Но вернемся в те послевоенные годы. Еще одним выразительным макрополитическим шагом Вебера стала его реакция на требование союзников к Германии в качестве условия мира выдать военачальников, государственных деятелей, развязавших войну, а также императора. Вебер, возмущенный таким унижением Германии, выступил с призывом к начальнику Генерального штаба побежденной германской армии генералу Людендорфу совершить экстравагантный политический шаг. Что бы я сделал в положении ответственного вождя, спрашивает он. Я добровольно перешел бы Рейн, сдался бы в руки американских властей и потребовал бы права выступить перед международным судом. Это был бы акт «суверенного этического самоутверждения», и этот шаг, скорее всего, освободил бы нацию от неслыханного унизительного требования, произвел бы моральное впечатление на победителей, а внутри страны восстановил бы уважение к тем, кто несет ответственность за поражение. Мало того что Вебер напечатал это в газетах, через свои политические контакты он добился встречи с Людендорфом, чтобы получить реакцию на свое головокружительное предложение. Но они не поняли друг друга. Довольно краткий разговор Людендорфа и Вебера воспроизводится у Марианны (МВ, 536).
Впрочем, речь идет не только о немецком народе, но и о чести офицерского корпуса и армии.
Разговор принял вскоре политический характер, речь шла о причинах поражения и о вмешательстве верховного командования в политику. Марианна пишет: загнанный в угол Людендорф изменил тему.
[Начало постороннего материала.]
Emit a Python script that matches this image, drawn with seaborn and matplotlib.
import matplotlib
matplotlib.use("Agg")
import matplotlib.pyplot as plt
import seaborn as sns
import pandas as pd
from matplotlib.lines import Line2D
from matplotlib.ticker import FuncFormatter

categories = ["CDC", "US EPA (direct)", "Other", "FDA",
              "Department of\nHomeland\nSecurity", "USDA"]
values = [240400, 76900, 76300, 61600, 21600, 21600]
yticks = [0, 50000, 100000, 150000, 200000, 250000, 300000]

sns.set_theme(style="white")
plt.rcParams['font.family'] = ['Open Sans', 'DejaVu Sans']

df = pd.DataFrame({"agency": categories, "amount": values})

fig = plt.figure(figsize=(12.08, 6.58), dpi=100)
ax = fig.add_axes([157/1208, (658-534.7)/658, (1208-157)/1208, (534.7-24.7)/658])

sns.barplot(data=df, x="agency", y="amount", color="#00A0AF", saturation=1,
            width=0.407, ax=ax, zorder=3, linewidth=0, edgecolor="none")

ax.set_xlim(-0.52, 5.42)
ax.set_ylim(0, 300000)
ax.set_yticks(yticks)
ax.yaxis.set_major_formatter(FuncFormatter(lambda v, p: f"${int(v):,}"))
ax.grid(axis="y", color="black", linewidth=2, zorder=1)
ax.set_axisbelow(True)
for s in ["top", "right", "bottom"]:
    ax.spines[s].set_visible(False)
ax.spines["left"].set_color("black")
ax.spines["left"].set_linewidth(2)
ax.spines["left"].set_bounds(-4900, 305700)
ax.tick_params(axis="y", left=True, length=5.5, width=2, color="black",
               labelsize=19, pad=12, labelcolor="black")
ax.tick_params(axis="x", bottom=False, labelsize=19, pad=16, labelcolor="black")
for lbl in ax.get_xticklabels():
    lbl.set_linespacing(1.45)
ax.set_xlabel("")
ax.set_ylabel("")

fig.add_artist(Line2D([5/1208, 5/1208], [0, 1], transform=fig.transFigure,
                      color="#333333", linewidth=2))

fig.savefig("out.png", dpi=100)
Беседа велась сначала очень взволнованно, затем спокойно и дружелюбно, наверное, после того, как Вебер выступил со своей какой-то спартанской версией демократии. Но по существу они не понимали друг друга, говорит Марианна. Конечно, не понимали! Генерал, наверное, думал: «Что этот дурак профессор явился сюда со своим дурацким предложением!» А Вебер думал: «Сапог сапогом! Разве он может что-то понять!» В общем, Вебер был глубоко разочарован, резюме его было: «Пожалуй, для Германии лучше, чтобы он не сдавался. Впечатление от его личности может быть неблагоприятным. Враги вновь придут к заключению: „Жертвы войны, которая лишит влияния этого типа, были не напрасны!“ Теперь я понимаю, что мир протестует, когда такие люди, как он, ставят ему сапог на затылок. Если он опять будет вмешиваться в политику, с ним надо беспощадно бороться» (МВ, 537). Вообще-то это требование к Людендорфу само по себе было настолько нереалистичным, что приходит в голову предположение, что Вебер и не мог рассчитывать на то, что оно будет принято и реализовано. Скорее всего, оно рассчитано было на внешний успех, на поднявшуюся в прессе и общественном мнении волну, как сейчас иногда говорят, на хайп и ни на что более! Оно должно было привлечь внимание не столько к Людендорфу, сколько к самому Веберу. Иначе просто невозможно объяснить этот политический кунштюк со стороны глубоко образованного профессора и опытного (нет, не политика, но) журналиста и публициста.